2—Make conversations seamless across channels
Being there for customers in digital messaging is key—but what if they need to pause the conversation or switch channels in the middle of an issue? Typically it means starting all over again, which is a frustrating experience. When people have to explain their problem to multiple agents, customer satisfaction drops off a cliff.
Delivering true omni-channel support is the next essential in a digital-first business, and it is finally here.
Whether consumers reach out via messaging, webchat, or voice, all of these channels must be intelligently integrated to ensure customer service agents really know each person. Employees need to be equipped with the right interaction history and procedural knowledge to quickly move toward resolution, no matter where or when that agent stepped into the conversation.
Many companies are finding that’s the most critical customer experience problem to solve, and the biggest source of frustration for consumers who need help. That’s why I’m so excited when I see new technologies seamlessly unify and thread conversation histories across channels.

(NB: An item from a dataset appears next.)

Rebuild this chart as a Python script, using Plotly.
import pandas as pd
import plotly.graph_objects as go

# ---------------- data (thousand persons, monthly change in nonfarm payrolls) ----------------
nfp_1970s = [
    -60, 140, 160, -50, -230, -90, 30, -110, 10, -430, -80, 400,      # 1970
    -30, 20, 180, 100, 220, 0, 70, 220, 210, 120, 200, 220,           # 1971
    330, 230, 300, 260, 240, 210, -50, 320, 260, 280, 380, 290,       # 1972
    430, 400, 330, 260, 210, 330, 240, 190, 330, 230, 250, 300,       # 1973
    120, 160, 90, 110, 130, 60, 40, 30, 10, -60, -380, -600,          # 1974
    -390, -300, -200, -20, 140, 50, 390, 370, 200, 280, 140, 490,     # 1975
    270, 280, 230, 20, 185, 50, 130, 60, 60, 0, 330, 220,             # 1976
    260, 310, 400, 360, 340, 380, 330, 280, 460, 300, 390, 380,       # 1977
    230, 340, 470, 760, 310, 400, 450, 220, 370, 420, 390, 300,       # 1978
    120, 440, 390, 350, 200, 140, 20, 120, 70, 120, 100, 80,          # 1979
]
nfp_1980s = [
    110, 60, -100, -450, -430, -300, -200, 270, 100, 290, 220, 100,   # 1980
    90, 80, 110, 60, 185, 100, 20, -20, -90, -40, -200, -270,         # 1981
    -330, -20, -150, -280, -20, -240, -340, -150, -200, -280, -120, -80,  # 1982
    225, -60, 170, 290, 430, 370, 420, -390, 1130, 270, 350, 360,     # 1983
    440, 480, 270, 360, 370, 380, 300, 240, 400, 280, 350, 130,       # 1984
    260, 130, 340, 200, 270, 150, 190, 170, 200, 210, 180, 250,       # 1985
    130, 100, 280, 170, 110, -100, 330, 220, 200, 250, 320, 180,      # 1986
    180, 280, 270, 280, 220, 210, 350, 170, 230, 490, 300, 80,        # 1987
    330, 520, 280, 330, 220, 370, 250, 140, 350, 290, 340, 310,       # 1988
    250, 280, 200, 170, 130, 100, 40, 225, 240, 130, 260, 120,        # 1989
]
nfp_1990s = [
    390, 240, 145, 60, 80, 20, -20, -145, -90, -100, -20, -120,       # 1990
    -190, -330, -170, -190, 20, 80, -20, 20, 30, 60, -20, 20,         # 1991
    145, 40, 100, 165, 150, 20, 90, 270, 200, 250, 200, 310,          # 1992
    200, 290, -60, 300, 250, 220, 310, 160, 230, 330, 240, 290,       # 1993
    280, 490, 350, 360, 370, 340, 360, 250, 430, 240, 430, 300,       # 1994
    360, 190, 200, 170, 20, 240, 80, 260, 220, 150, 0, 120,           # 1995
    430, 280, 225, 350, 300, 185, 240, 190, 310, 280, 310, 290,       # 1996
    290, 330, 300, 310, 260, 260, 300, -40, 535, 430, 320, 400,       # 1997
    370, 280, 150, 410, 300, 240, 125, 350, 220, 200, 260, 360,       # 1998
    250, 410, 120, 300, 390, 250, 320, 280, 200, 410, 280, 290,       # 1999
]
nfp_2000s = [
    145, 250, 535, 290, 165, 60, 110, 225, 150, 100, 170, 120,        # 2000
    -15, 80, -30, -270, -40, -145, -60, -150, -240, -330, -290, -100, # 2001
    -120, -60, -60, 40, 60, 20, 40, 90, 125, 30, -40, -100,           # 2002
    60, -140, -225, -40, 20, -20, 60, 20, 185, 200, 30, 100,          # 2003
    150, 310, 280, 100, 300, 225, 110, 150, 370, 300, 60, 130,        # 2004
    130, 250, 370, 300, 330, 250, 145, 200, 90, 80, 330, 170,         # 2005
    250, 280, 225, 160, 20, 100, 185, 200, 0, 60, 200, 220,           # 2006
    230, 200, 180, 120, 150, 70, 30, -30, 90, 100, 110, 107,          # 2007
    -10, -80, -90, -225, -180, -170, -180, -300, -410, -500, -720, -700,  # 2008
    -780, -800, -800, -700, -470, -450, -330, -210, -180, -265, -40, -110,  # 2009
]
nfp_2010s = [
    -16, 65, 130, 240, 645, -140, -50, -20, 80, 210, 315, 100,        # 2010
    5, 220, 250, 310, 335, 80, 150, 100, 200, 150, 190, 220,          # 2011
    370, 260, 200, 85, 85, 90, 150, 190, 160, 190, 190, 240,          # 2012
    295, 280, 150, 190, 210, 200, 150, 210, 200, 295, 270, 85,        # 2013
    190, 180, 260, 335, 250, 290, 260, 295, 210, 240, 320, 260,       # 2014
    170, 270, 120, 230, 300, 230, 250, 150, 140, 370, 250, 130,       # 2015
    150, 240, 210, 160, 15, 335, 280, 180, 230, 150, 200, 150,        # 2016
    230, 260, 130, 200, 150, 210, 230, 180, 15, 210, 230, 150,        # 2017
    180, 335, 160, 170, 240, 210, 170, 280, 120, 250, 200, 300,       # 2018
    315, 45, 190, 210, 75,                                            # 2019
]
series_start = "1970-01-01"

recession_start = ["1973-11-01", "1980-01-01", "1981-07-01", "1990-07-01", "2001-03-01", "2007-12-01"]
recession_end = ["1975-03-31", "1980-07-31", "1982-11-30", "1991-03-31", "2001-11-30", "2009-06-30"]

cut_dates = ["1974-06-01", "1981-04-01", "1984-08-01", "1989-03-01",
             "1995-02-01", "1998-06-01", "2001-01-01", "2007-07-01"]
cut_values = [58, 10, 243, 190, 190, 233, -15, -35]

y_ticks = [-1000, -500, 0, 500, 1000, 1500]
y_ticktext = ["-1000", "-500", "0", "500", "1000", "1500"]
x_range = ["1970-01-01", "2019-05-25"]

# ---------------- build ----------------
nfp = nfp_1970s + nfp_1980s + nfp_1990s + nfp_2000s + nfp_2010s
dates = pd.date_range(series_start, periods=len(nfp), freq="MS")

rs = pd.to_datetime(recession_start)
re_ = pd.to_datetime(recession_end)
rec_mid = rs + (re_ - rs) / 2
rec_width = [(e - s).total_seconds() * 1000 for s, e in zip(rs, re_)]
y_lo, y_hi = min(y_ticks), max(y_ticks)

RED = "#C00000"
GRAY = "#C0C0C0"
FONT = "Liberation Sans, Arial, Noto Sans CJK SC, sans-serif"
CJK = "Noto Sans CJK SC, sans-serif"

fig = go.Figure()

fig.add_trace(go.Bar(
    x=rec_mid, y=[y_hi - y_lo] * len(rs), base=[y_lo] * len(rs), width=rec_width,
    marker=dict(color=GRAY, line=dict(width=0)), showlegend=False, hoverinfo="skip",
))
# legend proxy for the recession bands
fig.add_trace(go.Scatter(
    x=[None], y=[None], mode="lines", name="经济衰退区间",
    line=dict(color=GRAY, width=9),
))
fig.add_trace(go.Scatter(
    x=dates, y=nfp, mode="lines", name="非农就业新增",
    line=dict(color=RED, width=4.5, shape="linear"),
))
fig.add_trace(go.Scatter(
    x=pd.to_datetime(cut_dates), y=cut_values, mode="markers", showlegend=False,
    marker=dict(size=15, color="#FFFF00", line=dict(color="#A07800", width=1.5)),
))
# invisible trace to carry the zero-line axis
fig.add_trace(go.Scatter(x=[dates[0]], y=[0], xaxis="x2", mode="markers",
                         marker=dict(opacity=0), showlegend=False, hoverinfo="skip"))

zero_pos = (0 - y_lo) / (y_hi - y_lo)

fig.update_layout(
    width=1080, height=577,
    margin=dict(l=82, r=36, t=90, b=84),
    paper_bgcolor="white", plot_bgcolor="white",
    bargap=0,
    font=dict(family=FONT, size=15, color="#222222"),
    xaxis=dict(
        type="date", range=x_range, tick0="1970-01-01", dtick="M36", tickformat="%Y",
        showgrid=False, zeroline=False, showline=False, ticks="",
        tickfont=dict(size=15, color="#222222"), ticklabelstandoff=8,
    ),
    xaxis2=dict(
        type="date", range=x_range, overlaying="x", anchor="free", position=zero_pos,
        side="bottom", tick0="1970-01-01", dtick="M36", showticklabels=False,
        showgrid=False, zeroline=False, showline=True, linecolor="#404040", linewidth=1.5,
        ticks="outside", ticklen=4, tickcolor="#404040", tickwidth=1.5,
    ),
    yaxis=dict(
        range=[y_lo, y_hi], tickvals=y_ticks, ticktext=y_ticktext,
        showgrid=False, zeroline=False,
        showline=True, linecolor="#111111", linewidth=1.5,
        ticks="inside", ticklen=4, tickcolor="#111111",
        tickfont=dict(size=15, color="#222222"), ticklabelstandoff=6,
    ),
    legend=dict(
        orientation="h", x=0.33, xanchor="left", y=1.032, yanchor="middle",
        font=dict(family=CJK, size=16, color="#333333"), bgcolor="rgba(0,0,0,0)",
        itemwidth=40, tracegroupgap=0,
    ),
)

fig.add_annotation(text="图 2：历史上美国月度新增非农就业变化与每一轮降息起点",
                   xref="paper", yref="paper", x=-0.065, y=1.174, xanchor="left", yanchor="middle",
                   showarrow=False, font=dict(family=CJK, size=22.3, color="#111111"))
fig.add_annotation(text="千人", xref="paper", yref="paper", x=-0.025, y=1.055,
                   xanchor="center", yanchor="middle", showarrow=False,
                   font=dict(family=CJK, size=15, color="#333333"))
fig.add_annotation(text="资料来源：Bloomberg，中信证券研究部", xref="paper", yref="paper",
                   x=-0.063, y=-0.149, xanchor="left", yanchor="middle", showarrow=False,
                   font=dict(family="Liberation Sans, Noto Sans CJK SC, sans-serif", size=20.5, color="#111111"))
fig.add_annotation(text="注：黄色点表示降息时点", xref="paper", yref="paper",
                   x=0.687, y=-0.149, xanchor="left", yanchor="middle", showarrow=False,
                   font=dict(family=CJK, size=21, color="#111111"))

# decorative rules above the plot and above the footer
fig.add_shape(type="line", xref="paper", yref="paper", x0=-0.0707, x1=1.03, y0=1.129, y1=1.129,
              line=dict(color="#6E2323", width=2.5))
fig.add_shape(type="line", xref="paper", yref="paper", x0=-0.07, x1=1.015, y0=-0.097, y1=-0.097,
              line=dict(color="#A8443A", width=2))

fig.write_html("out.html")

Innovative solutions are finally bringing a holistic approach to customer service.
Someone can request assistance in an app, then switch to a webchat, mobile messaging, or even voice, and any agent will know all the relevant details. It ensures the customer has an easy, cohesive experience, and enables agents to work more efficiently.
In this way, AI helps fuel a digital-first business and empower support and sales teams to treat every customer interaction as a moment that matters.

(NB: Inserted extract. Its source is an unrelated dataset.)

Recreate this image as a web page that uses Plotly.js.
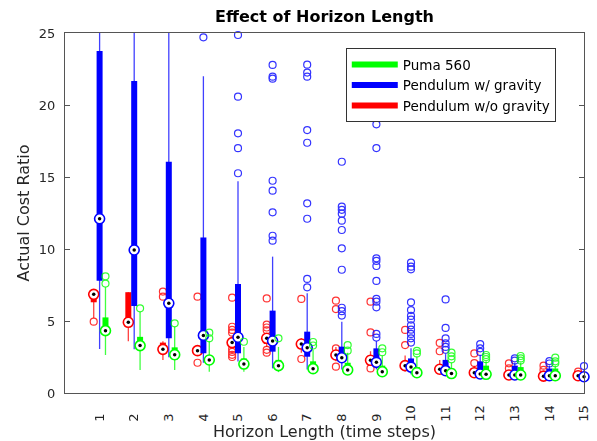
<!DOCTYPE html>
<html>
<head>
<meta charset="utf-8">
<script src="https://cdn.plot.ly/plotly-3.0.1.min.js"></script>
<style>html,body{margin:0;padding:0;background:#fff;}#chart{width:597px;height:441px;}</style>
</head>
<body>
<div id="chart"></div>
<script>
// Horizon lengths (x categories) and tick labels
const horizons = [1,2,3,4,5,6,7,8,9,10,11,12,13,14,15];
const tickLabels = ["1","2","3","4","5","6","7","8","9","10","11","12","13","14","15"];

// ---- Pendulum w/o gravity (red) ----
const redQ1  = [6.3, 4.6, 2.85, 2.8, 3.3, 3.4, 3.1, 2.45, 2.05, 1.7, 1.5, 1.3, 1.15, 1.1, 1.1];
const redMed = [6.85, 4.91, 3.03, 2.94, 3.5, 3.8, 3.4, 2.64, 2.27, 1.9, 1.65, 1.41, 1.25, 1.17, 1.2];
const redQ3  = [6.95, 7.0, 3.5, 3.1, 3.65, 4.0, 3.6, 2.9, 2.6, 2.2, 1.9, 1.7, 1.5, 1.4, 1.35];
const redLo  = [5.2, 3.6, 2.3, 2.6, 3.2, 3.2, 2.8, 2.2, 1.9, 1.5, 1.35, 1.2, 1.05, 1.0, 1.0];
const redHi  = [6.95, 7.0, 3.6, 3.3, 3.9, 4.1, 3.8, 3.2, 2.9, 2.6, 2.3, 1.9, 1.6, 1.5, 1.4];
const redOut = [[4.95], [], [7.04, 6.69], [6.69, 2.1], [6.62, 4.6, 4.38, 4.19, 3.05, 2.85, 2.65, 2.5],
  [6.57, 4.75, 4.55, 4.35, 3.0, 2.8], [6.53, 2.36], [6.41, 5.83, 3.1, 1.83], [6.34, 4.21, 1.71],
  [4.38, 3.33], [3.48, 2.9], [2.75, 2.08], [2.06, 1.71], [1.9, 1.6], [1.48]];

// ---- Pendulum w/ gravity (blue) ----
const blueQ1  = [7.8, 6.05, 3.8, 2.76, 2.76, 2.87, 2.52, 2.18, 1.9, 1.55, 1.4, 1.2, 1.15, 1.1, 1.05];
const blueMed = [12.1, 9.93, 6.23, 4.0, 3.87, 3.61, 3.15, 2.45, 2.13, 1.8, 1.55, 1.32, 1.25, 1.2, 1.13];
const blueQ3  = [23.75, 21.67, 16.06, 10.8, 7.57, 5.72, 4.26, 3.22, 3.1, 2.4, 2.3, 2.2, 1.9, 1.7, 1.45];
const blueLo  = [3.05, 3.03, 2.48, 2.1, 2.18, 1.71, 1.64, 1.64, 1.64, 1.3, 1.2, 1.1, 1.05, 1.0, 1.0];
const blueHi  = [32, 30, 28, 22.0, 14.7, 9.47, 6.92, 4.95, 3.6, 3.1, 2.7, 2.6, 2.1, 1.9, 1.6];
const blueOut = [[], [], [], [24.7], [24.86, 20.58, 18.03, 17.0, 15.26],
  [22.78, 21.97, 21.83, 14.74, 14.05, 12.55, 10.92, 10.58],
  [22.8, 22.25, 21.97, 18.26, 17.38, 13.17, 12.1, 7.92, 7.34],
  [16.06, 12.94, 12.72, 12.45, 11.97, 11.32, 10.05, 8.56, 5.92, 5.68, 5.38],
  [18.66, 17.01, 9.35, 9.17, 8.82, 7.78, 6.53, 6.34, 5.95, 4.1, 3.85],
  [9.05, 8.77, 8.59, 6.3, 5.76, 5.35, 5.1, 4.7, 4.4, 4.1, 3.8, 3.5],
  [6.5, 4.52, 3.8, 3.45, 3.2, 3.0], [3.4, 3.1, 2.85], [2.41, 2.25], [2.22, 2.05], [1.87]];

// ---- Puma 560 (green) ----
const greenQ1  = [4.2, 3.0, 2.3, 2.1, 1.8, 1.7, 1.55, 1.45, 1.4, 1.35, 1.3, 1.25, 1.15, 1.1, 1.05];
const greenMed = [4.33, 3.29, 2.66, 2.29, 2.01, 1.9, 1.69, 1.6, 1.48, 1.41, 1.35, 1.3, 1.25, 1.2, 1.15];
const greenQ3  = [5.25, 3.9, 3.17, 2.6, 2.4, 2.3, 2.2, 2.1, 1.9, 1.8, 1.7, 1.9, 1.8, 1.7, 1.6];
const greenLo  = [2.64, 1.6, 1.6, 1.48, 1.48, 1.45, 1.4, 1.35, 1.3, 1.25, 1.2, 1.15, 1.1, 1.05, 1.0];
const greenHi  = [7.35, 5.65, 4.6, 3.6, 3.2, 3.2, 3.0, 2.8, 2.6, 2.5, 2.1, 2.2, 2.1, 1.9, 1.8];
const greenOut = [[8.1, 7.6], [5.88], [4.84], [4.19, 3.8], [3.56], [3.8], [3.54, 3.3], [3.33, 2.94],
  [3.1, 2.83], [2.92, 2.75], [2.8, 2.55, 2.34], [2.64, 2.5, 2.35], [2.57, 2.4, 2.25], [2.45, 2.2, 2.06], [2.2]];

function seriesTraces(name, color, off, q1, med, q3, lo, hi, outl, clip, rank) {
  const xs = horizons.map(h => h + off);
  const wx = [], wy = [], bx = [], by = [], ox = [], oy = [];
  xs.forEach((x, i) => {
    wx.push(x, x, null); wy.push(lo[i], hi[i], null);
    bx.push(x, x, null); by.push(q1[i], q3[i], null);
    outl[i].forEach(v => { ox.push(x); oy.push(v); });
  });
  return [
    {type:'scatter', mode:'lines', x:wx, y:wy, line:{color:color, width:1.3}, opacity:0.75,
     showlegend:false, hoverinfo:'skip'},
    {type:'scatter', mode:'lines', x:bx, y:by, line:{color:color, width:6}, name:name,
     showlegend:true, legendrank:rank},
    {type:'scatter', mode:'markers', x:ox, y:oy, cliponaxis:clip,
     marker:{symbol:'circle-open', size:7, color:color, line:{width:1.2}}, opacity:0.8,
     showlegend:false},
    {type:'scatter', mode:'markers', x:xs, y:med, cliponaxis:clip,
     marker:{symbol:'circle', size:10, color:'#ffffff', line:{color:color, width:1.6}}, showlegend:false},
    {type:'scatter', mode:'markers', x:xs, y:med, cliponaxis:clip,
     marker:{symbol:'circle', size:3.5, color:'#000000'}, showlegend:false}
  ];
}

const traces = [].concat(
  seriesTraces('Pendulum w/o gravity', '#ff0000', -0.17, redQ1, redMed, redQ3, redLo, redHi, redOut, false, 3),
  seriesTraces('Pendulum w/ gravity', '#0000ff', 0, blueQ1, blueMed, blueQ3, blueLo, blueHi, blueOut, false, 2),
  seriesTraces('Puma 560', '#00ff00', 0.17, greenQ1, greenMed, greenQ3, greenLo, greenHi, greenOut, true, 1)
);

// rotated labels sit flush at their bottom end, as in the reference
const paddedTicks = tickLabels.map(t => t.length < 2 ? t + '\u2007' : t);

const axisFont = {family:'DejaVu Sans, sans-serif', size:13, color:'#262626'};
const layout = {
  width:597, height:441,
  margin:{l:65, r:13, t:33, b:48},
  paper_bgcolor:'#ffffff', plot_bgcolor:'#ffffff',
  font:{family:'DejaVu Sans, sans-serif', size:13, color:'#262626'},
  title:{text:'<b>Effect of Horizon Length</b>', font:{family:'DejaVu Sans, sans-serif', size:16, color:'#000'},
         x:0.5, xref:'paper', xanchor:'center', y:0.962, yanchor:'middle', yref:'container'},
  xaxis:{range:[0,15], tickvals:horizons, ticktext:paddedTicks, tickangle:-90, ticks:'',
         showgrid:false, zeroline:false, showline:true, linecolor:'#555', linewidth:1, mirror:true,
         tickfont:axisFont, ticklabelstandoff:6,
         title:{text:'Horizon Length (time steps)', font:{family:'DejaVu Sans, sans-serif', size:16, color:'#262626'}, standoff:2}},
  yaxis:{range:[0,25], tickvals:[0,5,10,15,20,25], ticks:'inside', ticklen:5, tickcolor:'#555',
         showgrid:false, zeroline:false, showline:true, linecolor:'#555', linewidth:1, mirror:'ticks',
         tickfont:axisFont, ticklabelstandoff:6,
         title:{text:'Actual Cost Ratio', font:{family:'DejaVu Sans, sans-serif', size:16, color:'#262626'}, standoff:5}},
  legend:{x:0.541, y:0.958, xanchor:'left', yanchor:'top', bgcolor:'#ffffff', bordercolor:'#333',
          borderwidth:1, itemwidth:46, font:{family:'DejaVu Sans, sans-serif', size:13.5, color:'#000'}, tracegroupgap:0},
  showlegend:true
};

Plotly.newPlot('chart', traces, layout, {staticPlot:true, displayModeBar:false});
</script>
</body>
</html>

AI amplifies the effectiveness of digital-first channels and new techniques help to accelerate adoption. Powering digital and mobile touch points with data-driven intelligence also radically increases productivity at a lower cost—while delivering responsive, personalized customer experiences that win brand loyalty.
Michael Lawder
3—Empower employees with predictive capabilities
Once you’ve got digital messaging and omni-channel support in place, it’s time to kick it up a notch by augmenting customer service agents and sales teams with predictive and highly contextualized knowledge, powered by self-learning AI models. Most companies have vast volumes of data that can be harnessed to make support and marketing efforts substantially more productive.

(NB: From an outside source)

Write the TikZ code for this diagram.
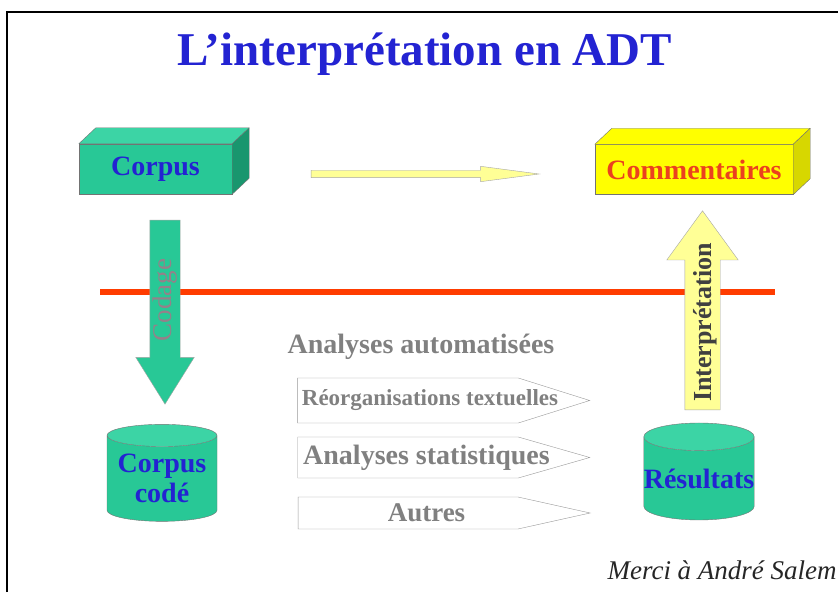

Here’s where cutting-edge AI solutions really stand out. They can transcribe and analyze digital and voice conversations in real time, and integrate those insights with other transactional and historical data. The system can then proactively guide agents and sales reps with the most accurate and relevant information for a given customer need or situation, ensuring the best answer and outcome every time.
Those ‘conversational analytics’ translate into predictive insights that deliver powerful benefits:
- Dramatically improves productivity
- when your workforce knows exactly what to say and do through every interaction, without having to dig for details.
- Captures the knowledge
- of your best agents and sales reps. Sometimes that’s the best ‘data’ you’ve got, and it’s a lot more valuable when everyone can access it.
- Delivers data-driven intelligence
- to sales and marketing teams, making it easier to improve your operation and tailor customer experiences based on predictive insights instead of best guesses.
Ultimately, I believe the power of AI and predictive technologies like ASAPP are defining the future of digital-first business. This is the first time in the history of the customer service industry that we can simultaneously meet customers where they are, drive revenue growth, deliver a better customer and employee experience—and do it all at lower costs. And it’s about time.